INFORMATION SHOWN:

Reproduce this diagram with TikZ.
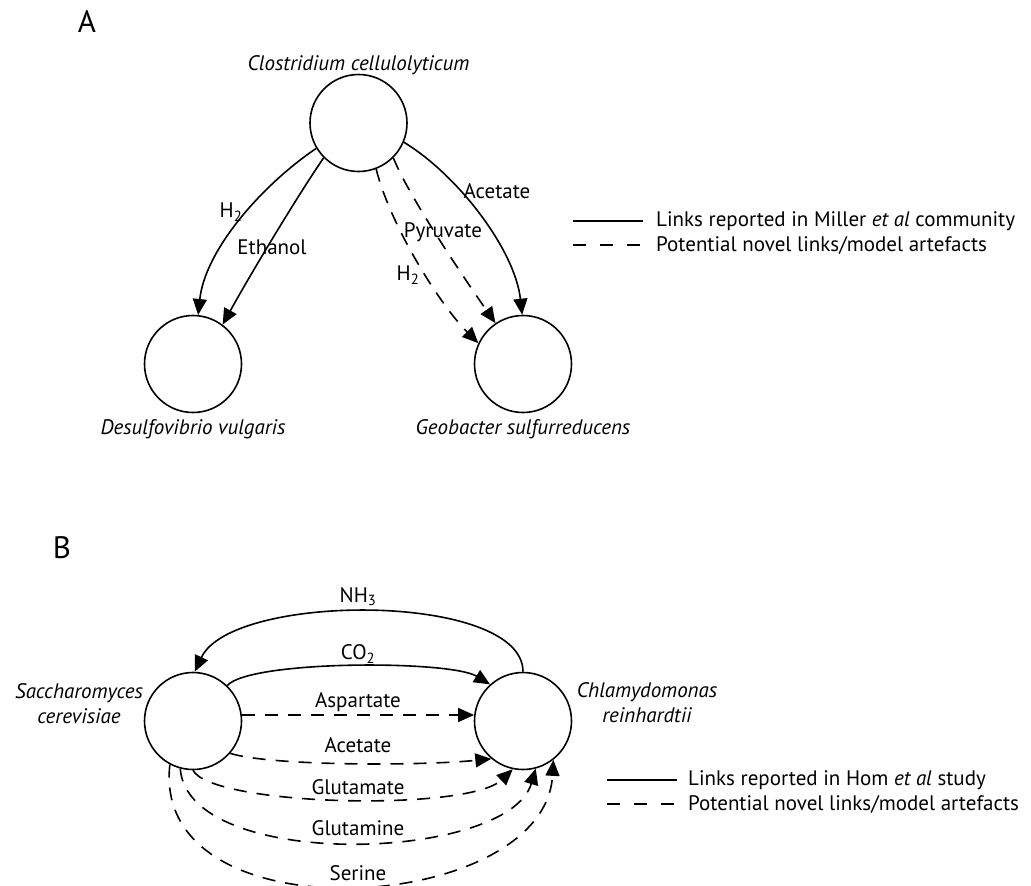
\documentclass[tikz,border=0pt]{standalone}
\usepackage{fontspec}
\setmainfont{PT Sans}
\usetikzlibrary{arrows.meta}
\begin{document}
\begin{tikzpicture}[x=1pt,y=-1pt,
  cell/.style={circle,draw,line width=1.6pt,minimum size=97pt,inner sep=0pt},
  link/.style={line width=1.6pt,-{Triangle[length=16pt,width=14pt]}},
  novel/.style={link,dash pattern=on 13pt off 10pt},
  lbl/.style={font=\fontsize{21}{25}\selectfont,inner sep=0pt},
  sp/.style={font=\fontsize{21}{25}\selectfont\itshape,inner sep=0pt,align=center},
  legline/.style={line width=1.6pt},
  legdash/.style={line width=1.6pt,dash pattern=on 13pt off 14pt},
  legtext/.style={font=\fontsize{21}{25}\selectfont,inner sep=0pt,anchor=west},
  panel/.style={font=\fontsize{31}{34}\selectfont,inner sep=0pt}]
\useasboundingbox (0,0) rectangle (1031,886);

% ---------------- Panel A ----------------
\node[panel] (pA) at (87,21) {A};
\node[cell] (Cc) at (358.5,123) {};
\node[cell] (Dv) at (193,364) {};
\node[cell] (Gs) at (523,364) {};
\node[sp] (tCc) at (358.5,65) {Clostridium cellulolyticum};
\node[sp] (tDv) at (193,429) {Desulfovibrio vulgaris};
\node[sp] (tGs) at (523,429) {Geobacter sulfurreducens};

\draw[link] (Cc.-149) .. controls (262,185) and (205,250) .. (Dv.84);
\draw[link] (Cc.-135) .. controls (298,195) and (250,275) .. (Dv.53);
\draw[novel] (Cc.-69) .. controls (390,225) and (440,305) .. (Gs.155);
\draw[novel] (Cc.-45) .. controls (408,195) and (462,275) .. (Gs.124);
\draw[link] (Cc.-23) .. controls (458,175) and (515,250) .. (Gs.91);

\node[lbl] (lH2a) at (231,212) {H\textsubscript{2}};
\node[lbl] (lEth) at (272,247) {Ethanol};
\node[lbl] (lPyr) at (443,232) {Pyruvate};
\node[lbl] (lH2b) at (408,275) {H\textsubscript{2}};
\node[lbl] (lAce) at (497,191) {Acetate};

% legend A
\coordinate (la1) at (573,221);
\coordinate (la2) at (643,221);
\coordinate (la3) at (573,245);
\coordinate (la4) at (643,245);
\draw[legline] (la1) -- (la2);
\draw[legdash] (la3) -- (la4);
\node[legtext] (lta) at (656,221) {Links reported in Miller \textit{et al} community};
\node[legtext] (ltb) at (656,245) {Potential novel links/model artefacts};

% ---------------- Panel B ----------------
\node[panel] (pB) at (62,548) {B};
\node[cell] (Sc) at (193,721) {};
\node[cell] (Cr) at (523,721) {};
\node[sp] (tSc) at (79,704) {Saccharomyces\\cerevisiae};
\node[sp] (tCr) at (647,703) {Chlamydomonas\\reinhardtii};

\draw[link] (Cr.90) .. controls (523,592) and (232,592) .. (Sc.88);
\draw[link] (Sc.46) .. controls (250,660) and (450,660) .. (Cr.132);
\draw[novel] (Sc.7) -- (Cr.173);
\draw[novel] (Sc.-41) .. controls (270,766) and (420,766) .. (Cr.-130);
\draw[novel] (Sc.-90) .. controls (212,806) and (468,812) .. (Cr.-102);
\draw[novel] (Sc.-105) .. controls (188,872) and (508,862) .. (Cr.-75);
\draw[novel] (Sc.-118) .. controls (150,940) and (545,915) .. (Cr.-52);

\node[lbl] (lNH3) at (358,597) {NH\textsubscript{3}};
\node[lbl] (lCO2) at (358,654) {CO\textsubscript{2}};
\node[lbl] (lAsp) at (358,702) {Aspartate};
\node[lbl] (lAc) at (358,745) {Acetate};
\node[lbl] (lGlu) at (358,787) {Glutamate};
\node[lbl] (lGln) at (358,828) {Glutamine};
\node[lbl] (lSer) at (358,873) {Serine};

% legend B
\coordinate (lb1) at (607,780);
\coordinate (lb2) at (677,780);
\coordinate (lb3) at (607,804);
\coordinate (lb4) at (677,804);
\draw[legline] (lb1) -- (lb2);
\draw[legdash] (lb3) -- (lb4);
\node[legtext] (ltc) at (688,780) {Links reported in Hom \textit{et al} study};
\node[legtext] (ltd) at (688,804) {Potential novel links/model artefacts};
\end{tikzpicture}
\end{document}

WHAT THE TASK ASKS: From start to finish, output the listing exactly, but omit its pictures.

FULL ANSWER:
Reproduce this diagram with TikZ.
\documentclass[tikz,border=0pt]{standalone}
\usepackage{fontspec}
\setmainfont{PT Sans}
\usetikzlibrary{arrows.meta}
\begin{document}
\begin{tikzpicture}[x=1pt,y=-1pt,
  cell/.style={circle,draw,line width=1.6pt,minimum size=97pt,inner sep=0pt},
  link/.style={line width=1.6pt,-{Triangle[length=16pt,width=14pt]}},
  novel/.style={link,dash pattern=on 13pt off 10pt},
  lbl/.style={font=\fontsize{21}{25}\selectfont,inner sep=0pt},
  sp/.style={font=\fontsize{21}{25}\selectfont\itshape,inner sep=0pt,align=center},
  legline/.style={line width=1.6pt},
  legdash/.style={line width=1.6pt,dash pattern=on 13pt off 14pt},
  legtext/.style={font=\fontsize{21}{25}\selectfont,inner sep=0pt,anchor=west},
  panel/.style={font=\fontsize{31}{34}\selectfont,inner sep=0pt}]
\useasboundingbox (0,0) rectangle (1031,886);

% ---------------- Panel A ----------------
\node[panel] (pA) at (87,21) {A};
\node[cell] (Cc) at (358.5,123) {};
\node[cell] (Dv) at (193,364) {};
\node[cell] (Gs) at (523,364) {};
\node[sp] (tCc) at (358.5,65) {Clostridium cellulolyticum};
\node[sp] (tDv) at (193,429) {Desulfovibrio vulgaris};
\node[sp] (tGs) at (523,429) {Geobacter sulfurreducens};

\draw[link] (Cc.-149) .. controls (262,185) and (205,250) .. (Dv.84);
\draw[link] (Cc.-135) .. controls (298,195) and (250,275) .. (Dv.53);
\draw[novel] (Cc.-69) .. controls (390,225) and (440,305) .. (Gs.155);
\draw[novel] (Cc.-45) .. controls (408,195) and (462,275) .. (Gs.124);
\draw[link] (Cc.-23) .. controls (458,175) and (515,250) .. (Gs.91);

\node[lbl] (lH2a) at (231,212) {H\textsubscript{2}};
\node[lbl] (lEth) at (272,247) {Ethanol};
\node[lbl] (lPyr) at (443,232) {Pyruvate};
\node[lbl] (lH2b) at (408,275) {H\textsubscript{2}};
\node[lbl] (lAce) at (497,191) {Acetate};

% legend A
\coordinate (la1) at (573,221);
\coordinate (la2) at (643,221);
\coordinate (la3) at (573,245);
\coordinate (la4) at (643,245);
\draw[legline] (la1) -- (la2);
\draw[legdash] (la3) -- (la4);
\node[legtext] (lta) at (656,221) {Links reported in Miller \textit{et al} community};
\node[legtext] (ltb) at (656,245) {Potential novel links/model artefacts};

% ---------------- Panel B ----------------
\node[panel] (pB) at (62,548) {B};
\node[cell] (Sc) at (193,721) {};
\node[cell] (Cr) at (523,721) {};
\node[sp] (tSc) at (79,704) {Saccharomyces\\cerevisiae};
\node[sp] (tCr) at (647,703) {Chlamydomonas\\reinhardtii};

\draw[link] (Cr.90) .. controls (523,592) and (232,592) .. (Sc.88);
\draw[link] (Sc.46) .. controls (250,660) and (450,660) .. (Cr.132);
\draw[novel] (Sc.7) -- (Cr.173);
\draw[novel] (Sc.-41) .. controls (270,766) and (420,766) .. (Cr.-130);
\draw[novel] (Sc.-90) .. controls (212,806) and (468,812) .. (Cr.-102);
\draw[novel] (Sc.-105) .. controls (188,872) and (508,862) .. (Cr.-75);
\draw[novel] (Sc.-118) .. controls (150,940) and (545,915) .. (Cr.-52);

\node[lbl] (lNH3) at (358,597) {NH\textsubscript{3}};
\node[lbl] (lCO2) at (358,654) {CO\textsubscript{2}};
\node[lbl] (lAsp) at (358,702) {Aspartate};
\node[lbl] (lAc) at (358,745) {Acetate};
\node[lbl] (lGlu) at (358,787) {Glutamate};
\node[lbl] (lGln) at (358,828) {Glutamine};
\node[lbl] (lSer) at (358,873) {Serine};

% legend B
\coordinate (lb1) at (607,780);
\coordinate (lb2) at (677,780);
\coordinate (lb3) at (607,804);
\coordinate (lb4) at (677,804);
\draw[legline] (lb1) -- (lb2);
\draw[legdash] (lb3) -- (lb4);
\node[legtext] (ltc) at (688,780) {Links reported in Hom \textit{et al} study};
\node[legtext] (ltd) at (688,804) {Potential novel links/model artefacts};
\end{tikzpicture}
\end{document}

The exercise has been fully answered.